Descriptive analysis of data serves as the foundational layer of any meaningful investigation, transforming raw numbers into a coherent story that stakeholders can understand. This initial examination focuses on summarizing the primary characteristics of a dataset, ensuring that the subsequent inferential steps are grounded in reality rather than assumption. By employing measures of central tendency and dispersion, analysts provide a concise overview that highlights the most relevant trends without the noise of minor fluctuations.
Core Objectives and Business Value
The primary goal of this analysis is to answer the fundamental question: "What happened?" Unlike predictive or prescriptive methods, this approach does not attempt to forecast future events or dictate specific actions. Instead, it offers a historical and present-day snapshot that validates the current state of operations. For business leaders, this translates into reduced risk, as decisions are based on visualized facts rather than intuition alone, fostering a culture of evidence-based strategy.
Key Metrics and Statistical Measures
To effectively condense large volumes of information, analysts rely on specific quantitative tools that capture the essence of the dataset. These metrics are divided into measures of central location and measures of dispersion, providing a two-dimensional view of the data landscape. Without these calculated values, the raw numbers would remain an incomprehensible wall of text.
Measures of Central Tendency
These metrics identify the center point of a distribution, offering a single value that represents the entire dataset.
Mean: The arithmetic average, calculated by summing all values and dividing by the count.
Median: The middle value in an ordered list, robust against outliers that might skew the mean.
Mode: The most frequently occurring value, particularly useful for categorical data.
Measures of Dispersion
While the center is important, understanding the spread reveals the reliability and variability of the center point.
Range: The difference between the highest and lowest values, providing a quick boundary.
Variance and Standard Deviation: These metrics quantify how far each number in the set lies from the mean, indicating volatility.
Interquartile Range: The spread of the middle 50% of data, minimizing the impact of extreme values.

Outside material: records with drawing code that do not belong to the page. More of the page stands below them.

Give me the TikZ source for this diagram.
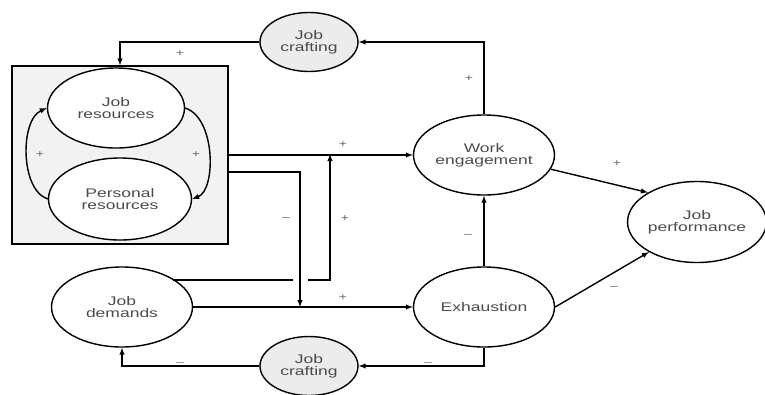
\documentclass[tikz,border=0pt]{standalone}
\usepackage{fontspec}
\setmainfont{Liberation Sans}
\newfontfamily\wideface[FakeStretch=1.4]{Liberation Sans}
\usetikzlibrary{shapes.geometric}
\tikzset{
	factor/.style = {ellipse, draw, line width=1.4pt, fill=white, inner sep=0pt,
		minimum width=141pt, minimum height=80pt, align=center, text=black!70,
		font=\wideface\fontsize{12.5}{12}\selectfont},
	crafting/.style = {factor, fill=gray!15, minimum width=98pt, minimum height=59pt},
	link/.style = {-latex, line width=1.4pt},
	sign/.style = {text=black!60, font=\wideface\fontsize{10}{10}\selectfont, inner sep=0pt}
}
\begin{document}
\begin{tikzpicture}[x=1pt, y=-1pt]
	\useasboundingbox (0,0) rectangle (765,394);
	\node[draw, line width=1.4pt, fill=gray!10, minimum width=216pt, minimum height=178pt] (box) at (120,155) {};
	\node[factor, minimum width=137pt] (jr) at (116,108) {Job\\resources};
	\node[factor, minimum width=143pt, minimum height=82pt] (pr) at (120,199) {Personal\\resources};
	\node[factor] (jd) at (122,307) {Job\\demands};
	\node[factor] (we) at (484,155) {Work\\engagement};
	\node[factor] (ex) at (484,307) {Exhaustion};
	\node[factor, minimum width=135pt, minimum height=81pt] (jp) at (697,222) {Job\\performance};
	\node[crafting] (jc1) at (309,42) {Job\\crafting};
	\node[crafting] (jc2) at (309,366) {Job\\crafting};
	\coordinate (b2) at (228,172);
	\coordinate (d1) at (173,280);
	\coordinate (m1) at (300,307);
	\coordinate (m2) at (330,155);
	% resources loop
	\draw[link] (pr.west) .. controls (20,190) and (20,120) .. (jr.west);
	\draw[link] (jr.east) .. controls (216,118) and (216,190) .. (pr.east);
	% upper feedback
	\draw[link] (we.north) |- (jc1.east);
	\draw[link] (jc1.west) -| (box.north);
	% lower feedback
	\draw[link] (ex.south) |- (jc2.east);
	\draw[link] (jc2.west) -| (jd.south);
	% main paths
	\draw[link] (box.east) -- (we.west);
	\draw[line width=1.4pt] (d1) -- ([xshift=-7pt]m1 |- d1);
	\draw[link] ([xshift=8pt]m1 |- d1) -| ([yshift=1pt]m2);
	\draw[link] (b2) -| (m1);
	\draw[link] (jd.east) -- (ex.west);
	\draw[link] (ex.north) -- (we.south);
	\draw[link] (we.-12) -- (jp.149);
	\draw[link] (ex.east) -- (jp.212);
	% signs
	\node[sign] (s1) at (180,54) {+};
	\node[sign] (s2) at (469,79) {+};
	\node[sign] (s3) at (40,155) {+};
	\node[sign] (s4) at (196,155) {+};
	\node[sign] (s5) at (343,145) {+};
	\node[sign] (s6) at (286,219) {–};
	\node[sign] (s7) at (345,219) {+};
	\node[sign] (s8) at (343,298) {+};
	\node[sign] (s9) at (468,236) {–};
	\node[sign] (s10) at (617,164) {+};
	\node[sign] (s11) at (614,288) {–};
	\node[sign] (s12) at (428,364) {–};
	\node[sign] (s13) at (180,364) {–};
\end{tikzpicture}
\end{document}
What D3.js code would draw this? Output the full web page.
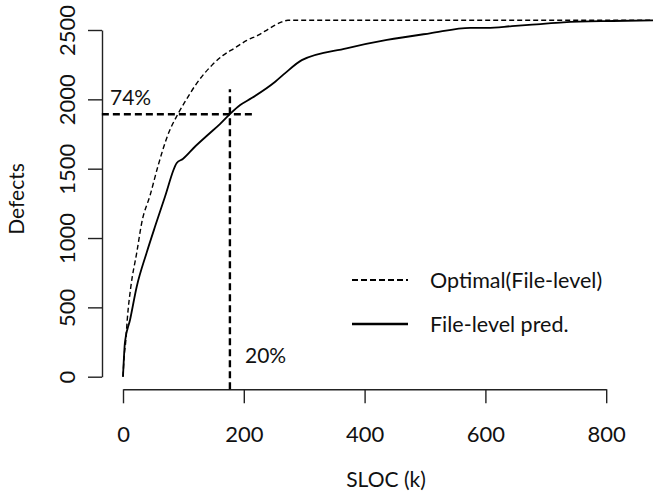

Visualization Techniques for Clarity
Numbers alone can be dense; pairing them with visual elements unlocks intuitive understanding. A well-constructed chart can reveal patterns that remain hidden in a spreadsheet. The choice of visualization depends on the data type, whether categorical, continuous, or temporal.
Common Visual Tools
Histograms: Display the frequency distribution of continuous variables, showing the shape of the data.
Box Plots: Provide a visual summary of the median, quartiles, and outliers within a dataset.
Bar Charts: Ideal for comparing discrete categories against one another.
Scatter Plots: Illustrate the relationship between two continuous variables, hinting at correlation.
Handling Data Quality Challenges
A significant portion of this process involves rigorous data cleaning to ensure the integrity of the results. Real-world data is often messy, containing missing entries, duplicates, or inconsistent formatting. Analysts must address these issues before calculating metrics, as garbage in leads to garbage out. Imputation techniques or careful exclusion of flawed records are necessary to maintain the accuracy of the descriptive statistics.
Application Across Industries
From healthcare to finance, the principles of summarization are universally applicable. In retail, businesses analyze sales data to identify peak hours and best-selling products, optimizing inventory levels. In human resources, descriptive metrics reveal employee turnover rates and satisfaction scores, guiding organizational development. This versatility underscores its role as a critical tool for decision-making in virtually any sector that relies on digital information.